— START —
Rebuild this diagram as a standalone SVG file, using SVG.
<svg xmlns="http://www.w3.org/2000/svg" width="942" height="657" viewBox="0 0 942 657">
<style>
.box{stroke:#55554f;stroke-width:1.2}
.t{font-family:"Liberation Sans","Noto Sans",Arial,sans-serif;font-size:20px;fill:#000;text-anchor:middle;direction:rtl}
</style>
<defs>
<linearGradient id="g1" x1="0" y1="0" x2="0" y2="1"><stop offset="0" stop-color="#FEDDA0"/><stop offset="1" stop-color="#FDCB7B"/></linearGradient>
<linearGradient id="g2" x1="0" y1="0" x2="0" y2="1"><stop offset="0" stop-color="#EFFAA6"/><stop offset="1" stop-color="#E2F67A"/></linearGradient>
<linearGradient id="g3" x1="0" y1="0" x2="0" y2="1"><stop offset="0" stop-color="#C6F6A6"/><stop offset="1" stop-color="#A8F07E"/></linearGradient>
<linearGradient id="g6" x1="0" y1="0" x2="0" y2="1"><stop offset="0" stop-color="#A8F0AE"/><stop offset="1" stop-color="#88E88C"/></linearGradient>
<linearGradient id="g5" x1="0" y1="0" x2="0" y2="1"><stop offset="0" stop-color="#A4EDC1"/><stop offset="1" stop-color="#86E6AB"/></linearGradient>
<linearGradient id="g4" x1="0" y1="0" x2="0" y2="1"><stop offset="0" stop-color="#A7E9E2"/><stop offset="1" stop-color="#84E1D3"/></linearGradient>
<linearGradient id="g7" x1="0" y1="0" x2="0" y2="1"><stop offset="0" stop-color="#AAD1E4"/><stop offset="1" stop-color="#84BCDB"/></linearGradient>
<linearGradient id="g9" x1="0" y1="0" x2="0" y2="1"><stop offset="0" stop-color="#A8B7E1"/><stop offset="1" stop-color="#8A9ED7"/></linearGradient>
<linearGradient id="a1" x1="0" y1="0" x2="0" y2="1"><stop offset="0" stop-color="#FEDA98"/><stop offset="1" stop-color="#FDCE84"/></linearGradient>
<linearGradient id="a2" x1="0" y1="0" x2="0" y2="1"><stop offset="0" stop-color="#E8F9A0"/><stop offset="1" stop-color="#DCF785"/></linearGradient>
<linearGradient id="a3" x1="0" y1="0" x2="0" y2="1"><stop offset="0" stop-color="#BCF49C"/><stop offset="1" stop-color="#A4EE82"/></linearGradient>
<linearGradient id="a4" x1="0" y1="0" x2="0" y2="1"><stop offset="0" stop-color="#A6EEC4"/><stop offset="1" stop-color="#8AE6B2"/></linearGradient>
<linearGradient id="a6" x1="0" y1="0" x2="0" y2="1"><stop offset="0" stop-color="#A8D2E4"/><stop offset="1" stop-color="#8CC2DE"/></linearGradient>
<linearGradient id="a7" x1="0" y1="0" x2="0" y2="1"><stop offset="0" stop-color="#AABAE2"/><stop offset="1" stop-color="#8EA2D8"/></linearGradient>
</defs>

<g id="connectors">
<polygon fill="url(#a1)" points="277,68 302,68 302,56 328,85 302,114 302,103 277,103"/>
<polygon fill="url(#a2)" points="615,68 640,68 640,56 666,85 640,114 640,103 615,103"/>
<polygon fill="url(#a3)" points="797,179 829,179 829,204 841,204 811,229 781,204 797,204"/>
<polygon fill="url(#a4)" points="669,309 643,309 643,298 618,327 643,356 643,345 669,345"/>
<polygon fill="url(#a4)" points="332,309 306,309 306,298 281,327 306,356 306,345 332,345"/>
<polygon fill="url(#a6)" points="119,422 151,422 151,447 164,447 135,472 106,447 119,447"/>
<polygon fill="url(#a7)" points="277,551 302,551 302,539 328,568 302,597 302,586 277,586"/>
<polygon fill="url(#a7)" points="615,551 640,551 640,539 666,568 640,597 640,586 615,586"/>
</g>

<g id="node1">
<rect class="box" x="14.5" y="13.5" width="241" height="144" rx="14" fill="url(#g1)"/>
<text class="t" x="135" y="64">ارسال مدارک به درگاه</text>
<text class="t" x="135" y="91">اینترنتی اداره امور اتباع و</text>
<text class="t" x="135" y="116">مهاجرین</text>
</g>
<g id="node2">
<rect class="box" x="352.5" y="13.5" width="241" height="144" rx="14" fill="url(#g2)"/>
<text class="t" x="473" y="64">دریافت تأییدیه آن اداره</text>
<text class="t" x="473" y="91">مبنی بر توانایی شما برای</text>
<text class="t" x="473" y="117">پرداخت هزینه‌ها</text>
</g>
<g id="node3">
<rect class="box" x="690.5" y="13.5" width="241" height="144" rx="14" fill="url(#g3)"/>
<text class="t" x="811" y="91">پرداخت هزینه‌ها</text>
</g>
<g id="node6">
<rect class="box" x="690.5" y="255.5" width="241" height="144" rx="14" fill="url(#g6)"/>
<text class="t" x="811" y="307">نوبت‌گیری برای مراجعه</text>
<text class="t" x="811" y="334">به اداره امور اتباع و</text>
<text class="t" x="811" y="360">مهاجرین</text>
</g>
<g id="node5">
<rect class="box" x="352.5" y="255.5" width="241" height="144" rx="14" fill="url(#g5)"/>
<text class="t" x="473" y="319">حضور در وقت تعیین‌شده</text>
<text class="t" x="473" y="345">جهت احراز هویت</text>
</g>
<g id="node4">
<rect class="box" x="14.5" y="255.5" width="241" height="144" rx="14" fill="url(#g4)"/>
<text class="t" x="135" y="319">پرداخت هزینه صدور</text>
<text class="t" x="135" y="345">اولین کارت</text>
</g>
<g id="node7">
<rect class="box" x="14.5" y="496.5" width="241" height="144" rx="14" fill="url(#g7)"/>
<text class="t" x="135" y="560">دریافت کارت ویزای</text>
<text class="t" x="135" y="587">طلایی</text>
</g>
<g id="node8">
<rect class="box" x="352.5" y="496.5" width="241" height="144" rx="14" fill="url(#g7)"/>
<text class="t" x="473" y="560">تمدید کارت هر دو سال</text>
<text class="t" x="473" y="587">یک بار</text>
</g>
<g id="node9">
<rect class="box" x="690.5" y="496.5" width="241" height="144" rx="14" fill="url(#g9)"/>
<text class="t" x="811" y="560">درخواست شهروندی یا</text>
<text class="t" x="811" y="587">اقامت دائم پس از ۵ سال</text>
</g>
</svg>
— END —
__Challenge__.
Copy down the material exactly as written.

__Task result__.
Rebuild this diagram as a standalone SVG file, using SVG.
<svg xmlns="http://www.w3.org/2000/svg" width="942" height="657" viewBox="0 0 942 657">
<style>
.box{stroke:#55554f;stroke-width:1.2}
.t{font-family:"Liberation Sans","Noto Sans",Arial,sans-serif;font-size:20px;fill:#000;text-anchor:middle;direction:rtl}
</style>
<defs>
<linearGradient id="g1" x1="0" y1="0" x2="0" y2="1"><stop offset="0" stop-color="#FEDDA0"/><stop offset="1" stop-color="#FDCB7B"/></linearGradient>
<linearGradient id="g2" x1="0" y1="0" x2="0" y2="1"><stop offset="0" stop-color="#EFFAA6"/><stop offset="1" stop-color="#E2F67A"/></linearGradient>
<linearGradient id="g3" x1="0" y1="0" x2="0" y2="1"><stop offset="0" stop-color="#C6F6A6"/><stop offset="1" stop-color="#A8F07E"/></linearGradient>
<linearGradient id="g6" x1="0" y1="0" x2="0" y2="1"><stop offset="0" stop-color="#A8F0AE"/><stop offset="1" stop-color="#88E88C"/></linearGradient>
<linearGradient id="g5" x1="0" y1="0" x2="0" y2="1"><stop offset="0" stop-color="#A4EDC1"/><stop offset="1" stop-color="#86E6AB"/></linearGradient>
<linearGradient id="g4" x1="0" y1="0" x2="0" y2="1"><stop offset="0" stop-color="#A7E9E2"/><stop offset="1" stop-color="#84E1D3"/></linearGradient>
<linearGradient id="g7" x1="0" y1="0" x2="0" y2="1"><stop offset="0" stop-color="#AAD1E4"/><stop offset="1" stop-color="#84BCDB"/></linearGradient>
<linearGradient id="g9" x1="0" y1="0" x2="0" y2="1"><stop offset="0" stop-color="#A8B7E1"/><stop offset="1" stop-color="#8A9ED7"/></linearGradient>
<linearGradient id="a1" x1="0" y1="0" x2="0" y2="1"><stop offset="0" stop-color="#FEDA98"/><stop offset="1" stop-color="#FDCE84"/></linearGradient>
<linearGradient id="a2" x1="0" y1="0" x2="0" y2="1"><stop offset="0" stop-color="#E8F9A0"/><stop offset="1" stop-color="#DCF785"/></linearGradient>
<linearGradient id="a3" x1="0" y1="0" x2="0" y2="1"><stop offset="0" stop-color="#BCF49C"/><stop offset="1" stop-color="#A4EE82"/></linearGradient>
<linearGradient id="a4" x1="0" y1="0" x2="0" y2="1"><stop offset="0" stop-color="#A6EEC4"/><stop offset="1" stop-color="#8AE6B2"/></linearGradient>
<linearGradient id="a6" x1="0" y1="0" x2="0" y2="1"><stop offset="0" stop-color="#A8D2E4"/><stop offset="1" stop-color="#8CC2DE"/></linearGradient>
<linearGradient id="a7" x1="0" y1="0" x2="0" y2="1"><stop offset="0" stop-color="#AABAE2"/><stop offset="1" stop-color="#8EA2D8"/></linearGradient>
</defs>

<g id="connectors">
<polygon fill="url(#a1)" points="277,68 302,68 302,56 328,85 302,114 302,103 277,103"/>
<polygon fill="url(#a2)" points="615,68 640,68 640,56 666,85 640,114 640,103 615,103"/>
<polygon fill="url(#a3)" points="797,179 829,179 829,204 841,204 811,229 781,204 797,204"/>
<polygon fill="url(#a4)" points="669,309 643,309 643,298 618,327 643,356 643,345 669,345"/>
<polygon fill="url(#a4)" points="332,309 306,309 306,298 281,327 306,356 306,345 332,345"/>
<polygon fill="url(#a6)" points="119,422 151,422 151,447 164,447 135,472 106,447 119,447"/>
<polygon fill="url(#a7)" points="277,551 302,551 302,539 328,568 302,597 302,586 277,586"/>
<polygon fill="url(#a7)" points="615,551 640,551 640,539 666,568 640,597 640,586 615,586"/>
</g>

<g id="node1">
<rect class="box" x="14.5" y="13.5" width="241" height="144" rx="14" fill="url(#g1)"/>
<text class="t" x="135" y="64">ارسال مدارک به درگاه</text>
<text class="t" x="135" y="91">اینترنتی اداره امور اتباع و</text>
<text class="t" x="135" y="116">مهاجرین</text>
</g>
<g id="node2">
<rect class="box" x="352.5" y="13.5" width="241" height="144" rx="14" fill="url(#g2)"/>
<text class="t" x="473" y="64">دریافت تأییدیه آن اداره</text>
<text class="t" x="473" y="91">مبنی بر توانایی شما برای</text>
<text class="t" x="473" y="117">پرداخت هزینه‌ها</text>
</g>
<g id="node3">
<rect class="box" x="690.5" y="13.5" width="241" height="144" rx="14" fill="url(#g3)"/>
<text class="t" x="811" y="91">پرداخت هزینه‌ها</text>
</g>
<g id="node6">
<rect class="box" x="690.5" y="255.5" width="241" height="144" rx="14" fill="url(#g6)"/>
<text class="t" x="811" y="307">نوبت‌گیری برای مراجعه</text>
<text class="t" x="811" y="334">به اداره امور اتباع و</text>
<text class="t" x="811" y="360">مهاجرین</text>
</g>
<g id="node5">
<rect class="box" x="352.5" y="255.5" width="241" height="144" rx="14" fill="url(#g5)"/>
<text class="t" x="473" y="319">حضور در وقت تعیین‌شده</text>
<text class="t" x="473" y="345">جهت احراز هویت</text>
</g>
<g id="node4">
<rect class="box" x="14.5" y="255.5" width="241" height="144" rx="14" fill="url(#g4)"/>
<text class="t" x="135" y="319">پرداخت هزینه صدور</text>
<text class="t" x="135" y="345">اولین کارت</text>
</g>
<g id="node7">
<rect class="box" x="14.5" y="496.5" width="241" height="144" rx="14" fill="url(#g7)"/>
<text class="t" x="135" y="560">دریافت کارت ویزای</text>
<text class="t" x="135" y="587">طلایی</text>
</g>
<g id="node8">
<rect class="box" x="352.5" y="496.5" width="241" height="144" rx="14" fill="url(#g7)"/>
<text class="t" x="473" y="560">تمدید کارت هر دو سال</text>
<text class="t" x="473" y="587">یک بار</text>
</g>
<g id="node9">
<rect class="box" x="690.5" y="496.5" width="241" height="144" rx="14" fill="url(#g9)"/>
<text class="t" x="811" y="560">درخواست شهروندی یا</text>
<text class="t" x="811" y="587">اقامت دائم پس از ۵ سال</text>
</g>
</svg>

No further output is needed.